Reproduce word for word the lines from the beginning of the entries to the line with "0.7, 0.8, 0.9]", both included, but none of the pictures.

Dataset items

——

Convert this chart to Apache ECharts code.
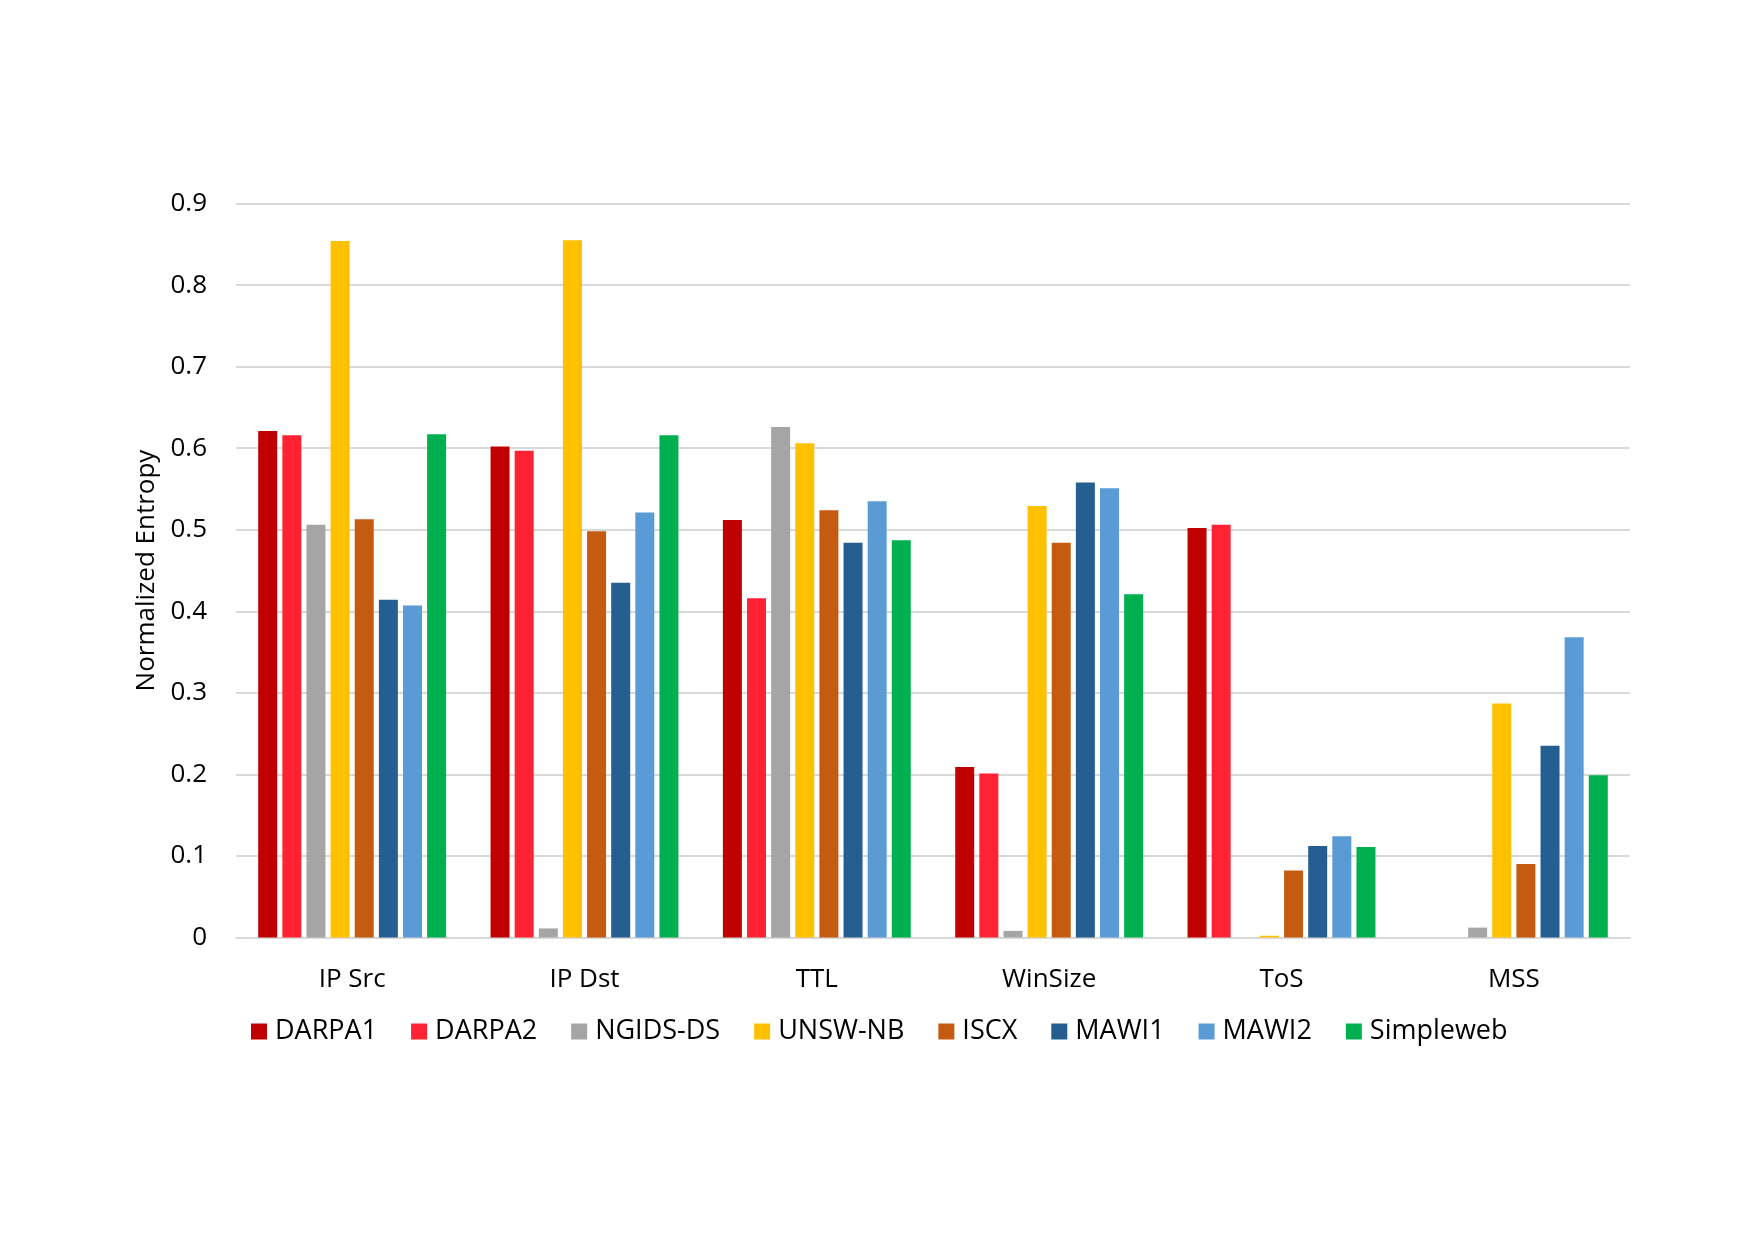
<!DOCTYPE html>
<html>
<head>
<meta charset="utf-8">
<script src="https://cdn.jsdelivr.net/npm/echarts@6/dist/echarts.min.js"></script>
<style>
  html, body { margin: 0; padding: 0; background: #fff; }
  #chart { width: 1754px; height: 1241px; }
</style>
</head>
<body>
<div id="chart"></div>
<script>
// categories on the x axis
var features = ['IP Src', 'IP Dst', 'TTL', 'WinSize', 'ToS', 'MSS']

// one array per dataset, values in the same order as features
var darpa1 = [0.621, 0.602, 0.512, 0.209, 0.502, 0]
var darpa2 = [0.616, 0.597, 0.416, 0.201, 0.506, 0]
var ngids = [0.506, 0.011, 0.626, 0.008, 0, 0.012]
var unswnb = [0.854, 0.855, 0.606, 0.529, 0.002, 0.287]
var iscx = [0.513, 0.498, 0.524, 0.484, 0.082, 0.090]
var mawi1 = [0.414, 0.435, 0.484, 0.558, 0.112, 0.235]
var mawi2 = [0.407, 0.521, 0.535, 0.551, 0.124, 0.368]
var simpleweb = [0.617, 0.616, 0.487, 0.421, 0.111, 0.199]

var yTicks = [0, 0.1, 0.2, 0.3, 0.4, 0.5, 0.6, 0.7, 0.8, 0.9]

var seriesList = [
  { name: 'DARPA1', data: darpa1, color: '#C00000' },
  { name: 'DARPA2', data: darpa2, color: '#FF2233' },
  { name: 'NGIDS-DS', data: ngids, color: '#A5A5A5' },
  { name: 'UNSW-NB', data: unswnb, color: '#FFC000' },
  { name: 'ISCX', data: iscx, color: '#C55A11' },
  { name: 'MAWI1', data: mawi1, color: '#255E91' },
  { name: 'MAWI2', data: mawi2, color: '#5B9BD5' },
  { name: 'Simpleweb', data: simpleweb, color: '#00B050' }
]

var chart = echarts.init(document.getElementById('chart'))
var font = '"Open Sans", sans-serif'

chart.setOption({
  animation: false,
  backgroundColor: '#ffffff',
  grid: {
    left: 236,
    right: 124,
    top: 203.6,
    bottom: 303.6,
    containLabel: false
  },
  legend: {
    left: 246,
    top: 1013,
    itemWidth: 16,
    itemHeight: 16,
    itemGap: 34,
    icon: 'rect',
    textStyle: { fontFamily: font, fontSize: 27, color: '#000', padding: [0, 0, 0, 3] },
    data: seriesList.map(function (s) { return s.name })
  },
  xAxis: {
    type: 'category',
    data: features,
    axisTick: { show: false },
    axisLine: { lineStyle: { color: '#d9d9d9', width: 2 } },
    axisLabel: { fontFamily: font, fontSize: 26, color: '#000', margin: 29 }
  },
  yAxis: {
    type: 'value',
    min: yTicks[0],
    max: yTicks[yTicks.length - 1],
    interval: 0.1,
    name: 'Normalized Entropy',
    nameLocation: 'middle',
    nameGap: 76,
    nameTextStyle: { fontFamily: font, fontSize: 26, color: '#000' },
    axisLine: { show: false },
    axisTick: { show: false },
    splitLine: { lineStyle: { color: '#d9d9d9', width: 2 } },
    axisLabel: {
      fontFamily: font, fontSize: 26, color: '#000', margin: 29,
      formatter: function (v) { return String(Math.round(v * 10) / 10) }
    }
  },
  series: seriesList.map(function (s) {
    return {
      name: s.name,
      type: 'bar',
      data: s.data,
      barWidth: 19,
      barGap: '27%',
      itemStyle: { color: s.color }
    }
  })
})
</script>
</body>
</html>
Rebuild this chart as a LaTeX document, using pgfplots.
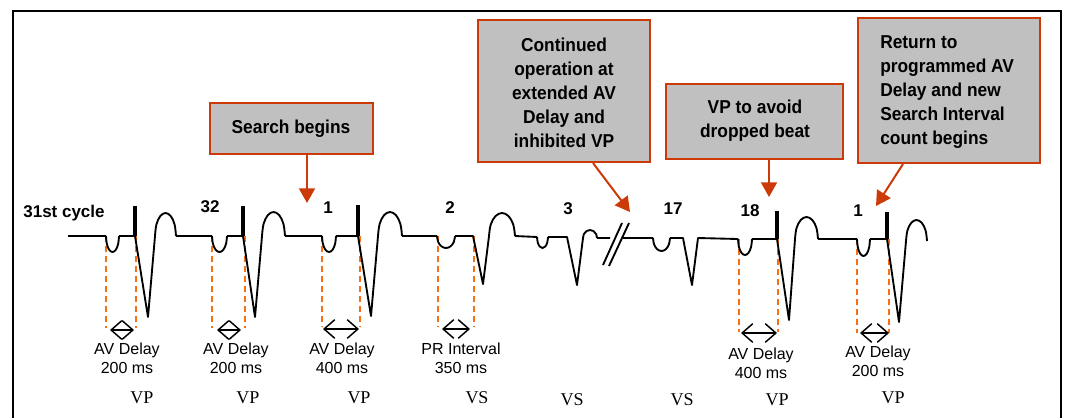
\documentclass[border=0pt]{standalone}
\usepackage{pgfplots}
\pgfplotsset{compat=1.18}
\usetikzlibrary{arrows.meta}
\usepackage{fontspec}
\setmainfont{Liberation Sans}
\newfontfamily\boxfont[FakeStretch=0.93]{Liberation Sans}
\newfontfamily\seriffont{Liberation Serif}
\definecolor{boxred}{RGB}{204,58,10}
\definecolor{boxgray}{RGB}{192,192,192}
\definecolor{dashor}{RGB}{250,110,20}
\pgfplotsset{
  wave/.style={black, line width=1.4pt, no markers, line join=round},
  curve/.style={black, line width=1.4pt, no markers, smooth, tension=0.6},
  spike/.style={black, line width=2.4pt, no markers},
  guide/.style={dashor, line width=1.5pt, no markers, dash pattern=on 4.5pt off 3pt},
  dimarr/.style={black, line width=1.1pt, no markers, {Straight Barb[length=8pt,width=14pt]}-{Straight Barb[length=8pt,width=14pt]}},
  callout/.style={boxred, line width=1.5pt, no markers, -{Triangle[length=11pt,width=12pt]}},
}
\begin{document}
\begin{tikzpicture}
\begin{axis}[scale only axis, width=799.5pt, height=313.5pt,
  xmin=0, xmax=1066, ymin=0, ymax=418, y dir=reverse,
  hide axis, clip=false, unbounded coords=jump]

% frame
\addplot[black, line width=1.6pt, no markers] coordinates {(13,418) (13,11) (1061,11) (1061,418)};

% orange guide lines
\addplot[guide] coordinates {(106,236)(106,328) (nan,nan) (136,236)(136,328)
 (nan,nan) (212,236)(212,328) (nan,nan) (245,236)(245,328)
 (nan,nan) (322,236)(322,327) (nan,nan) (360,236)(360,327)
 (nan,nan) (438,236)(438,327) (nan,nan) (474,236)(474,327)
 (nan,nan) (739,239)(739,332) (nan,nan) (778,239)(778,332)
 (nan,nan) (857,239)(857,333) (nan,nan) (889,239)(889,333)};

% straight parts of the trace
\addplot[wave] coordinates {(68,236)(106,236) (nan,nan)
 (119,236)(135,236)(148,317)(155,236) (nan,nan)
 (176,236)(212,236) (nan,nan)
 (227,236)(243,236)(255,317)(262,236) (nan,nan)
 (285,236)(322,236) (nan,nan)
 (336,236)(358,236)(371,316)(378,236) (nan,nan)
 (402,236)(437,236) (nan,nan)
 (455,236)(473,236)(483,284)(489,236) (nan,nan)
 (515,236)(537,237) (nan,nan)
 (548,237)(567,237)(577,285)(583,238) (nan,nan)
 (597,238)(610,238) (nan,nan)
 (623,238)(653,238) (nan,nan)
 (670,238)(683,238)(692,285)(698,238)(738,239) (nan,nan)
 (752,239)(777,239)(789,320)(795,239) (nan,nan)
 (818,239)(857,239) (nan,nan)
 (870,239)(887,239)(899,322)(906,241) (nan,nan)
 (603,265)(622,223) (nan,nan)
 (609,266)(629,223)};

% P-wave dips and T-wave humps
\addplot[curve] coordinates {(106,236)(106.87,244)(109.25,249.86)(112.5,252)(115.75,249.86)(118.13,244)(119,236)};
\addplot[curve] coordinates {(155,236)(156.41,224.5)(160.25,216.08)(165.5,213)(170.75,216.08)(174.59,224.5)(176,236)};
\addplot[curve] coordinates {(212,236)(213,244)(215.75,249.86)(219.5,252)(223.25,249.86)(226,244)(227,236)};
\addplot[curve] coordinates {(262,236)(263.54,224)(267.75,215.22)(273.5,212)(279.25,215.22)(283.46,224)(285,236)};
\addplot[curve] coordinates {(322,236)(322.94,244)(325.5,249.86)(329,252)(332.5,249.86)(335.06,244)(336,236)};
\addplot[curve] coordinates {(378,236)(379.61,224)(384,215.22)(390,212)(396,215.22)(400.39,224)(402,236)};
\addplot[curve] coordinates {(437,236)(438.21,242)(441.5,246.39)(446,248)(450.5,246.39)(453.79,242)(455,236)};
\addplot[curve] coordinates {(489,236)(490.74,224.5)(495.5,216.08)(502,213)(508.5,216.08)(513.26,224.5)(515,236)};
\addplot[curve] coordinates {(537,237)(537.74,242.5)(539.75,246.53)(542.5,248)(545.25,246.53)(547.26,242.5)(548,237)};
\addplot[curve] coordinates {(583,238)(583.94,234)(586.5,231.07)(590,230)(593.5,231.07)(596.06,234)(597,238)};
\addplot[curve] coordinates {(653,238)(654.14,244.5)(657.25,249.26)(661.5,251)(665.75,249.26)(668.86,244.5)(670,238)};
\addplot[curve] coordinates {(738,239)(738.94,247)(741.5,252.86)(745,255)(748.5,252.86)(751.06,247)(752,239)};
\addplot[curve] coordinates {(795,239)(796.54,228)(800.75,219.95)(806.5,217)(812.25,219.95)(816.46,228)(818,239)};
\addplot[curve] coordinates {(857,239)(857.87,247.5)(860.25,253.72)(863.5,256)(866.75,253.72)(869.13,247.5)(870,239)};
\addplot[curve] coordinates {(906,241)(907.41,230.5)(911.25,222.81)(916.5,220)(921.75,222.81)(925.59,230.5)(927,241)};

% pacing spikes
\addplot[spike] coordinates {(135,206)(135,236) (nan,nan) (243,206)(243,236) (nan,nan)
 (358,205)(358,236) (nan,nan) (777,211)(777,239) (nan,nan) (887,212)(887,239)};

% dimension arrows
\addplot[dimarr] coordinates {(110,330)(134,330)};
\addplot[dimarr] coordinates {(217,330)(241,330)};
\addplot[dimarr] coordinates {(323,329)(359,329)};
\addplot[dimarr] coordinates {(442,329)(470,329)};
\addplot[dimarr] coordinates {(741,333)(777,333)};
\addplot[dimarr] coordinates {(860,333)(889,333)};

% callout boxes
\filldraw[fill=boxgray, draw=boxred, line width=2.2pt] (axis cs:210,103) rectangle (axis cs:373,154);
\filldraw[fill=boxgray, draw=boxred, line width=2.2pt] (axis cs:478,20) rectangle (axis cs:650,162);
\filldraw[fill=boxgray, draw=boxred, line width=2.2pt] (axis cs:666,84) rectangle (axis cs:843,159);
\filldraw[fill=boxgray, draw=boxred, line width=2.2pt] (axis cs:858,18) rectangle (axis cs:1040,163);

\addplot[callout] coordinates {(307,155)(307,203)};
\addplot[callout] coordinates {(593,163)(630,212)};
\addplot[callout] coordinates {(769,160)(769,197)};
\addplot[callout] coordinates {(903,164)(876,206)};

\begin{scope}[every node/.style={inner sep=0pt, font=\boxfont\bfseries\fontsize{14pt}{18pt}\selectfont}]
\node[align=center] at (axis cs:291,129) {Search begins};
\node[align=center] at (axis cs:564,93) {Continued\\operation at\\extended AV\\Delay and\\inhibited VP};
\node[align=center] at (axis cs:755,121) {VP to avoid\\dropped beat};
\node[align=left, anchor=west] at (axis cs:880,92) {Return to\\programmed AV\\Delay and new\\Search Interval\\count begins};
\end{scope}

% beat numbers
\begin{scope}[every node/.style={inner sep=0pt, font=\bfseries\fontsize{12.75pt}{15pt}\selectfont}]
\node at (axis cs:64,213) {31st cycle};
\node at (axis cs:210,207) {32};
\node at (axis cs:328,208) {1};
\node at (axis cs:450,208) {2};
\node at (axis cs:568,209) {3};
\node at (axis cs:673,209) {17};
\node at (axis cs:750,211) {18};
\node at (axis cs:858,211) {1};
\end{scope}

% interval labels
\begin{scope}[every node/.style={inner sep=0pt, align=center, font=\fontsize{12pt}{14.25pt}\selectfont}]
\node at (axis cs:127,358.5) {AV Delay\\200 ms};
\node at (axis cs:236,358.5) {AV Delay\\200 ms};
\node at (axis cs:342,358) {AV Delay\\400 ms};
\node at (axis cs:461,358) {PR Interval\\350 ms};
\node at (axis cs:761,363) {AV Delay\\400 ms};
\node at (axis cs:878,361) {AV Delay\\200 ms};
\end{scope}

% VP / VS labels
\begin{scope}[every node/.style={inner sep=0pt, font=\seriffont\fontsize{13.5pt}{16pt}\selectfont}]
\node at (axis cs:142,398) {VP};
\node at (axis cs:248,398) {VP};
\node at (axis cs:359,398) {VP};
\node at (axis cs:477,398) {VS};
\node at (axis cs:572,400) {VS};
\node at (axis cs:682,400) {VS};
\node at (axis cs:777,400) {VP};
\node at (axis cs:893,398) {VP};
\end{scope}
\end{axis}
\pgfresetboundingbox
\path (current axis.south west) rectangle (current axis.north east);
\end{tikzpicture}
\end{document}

——

• **Answer to the exercise**:
Convert this chart to Apache ECharts code.
<!DOCTYPE html>
<html>
<head>
<meta charset="utf-8">
<script src="https://cdn.jsdelivr.net/npm/echarts@6/dist/echarts.min.js"></script>
<style>
  html, body { margin: 0; padding: 0; background: #fff; }
  #chart { width: 1754px; height: 1241px; }
</style>
</head>
<body>
<div id="chart"></div>
<script>
// categories on the x axis
var features = ['IP Src', 'IP Dst', 'TTL', 'WinSize', 'ToS', 'MSS']

// one array per dataset, values in the same order as features
var darpa1 = [0.621, 0.602, 0.512, 0.209, 0.502, 0]
var darpa2 = [0.616, 0.597, 0.416, 0.201, 0.506, 0]
var ngids = [0.506, 0.011, 0.626, 0.008, 0, 0.012]
var unswnb = [0.854, 0.855, 0.606, 0.529, 0.002, 0.287]
var iscx = [0.513, 0.498, 0.524, 0.484, 0.082, 0.090]
var mawi1 = [0.414, 0.435, 0.484, 0.558, 0.112, 0.235]
var mawi2 = [0.407, 0.521, 0.535, 0.551, 0.124, 0.368]
var simpleweb = [0.617, 0.616, 0.487, 0.421, 0.111, 0.199]

var yTicks = [0, 0.1, 0.2, 0.3, 0.4, 0.5, 0.6, 0.7, 0.8, 0.9]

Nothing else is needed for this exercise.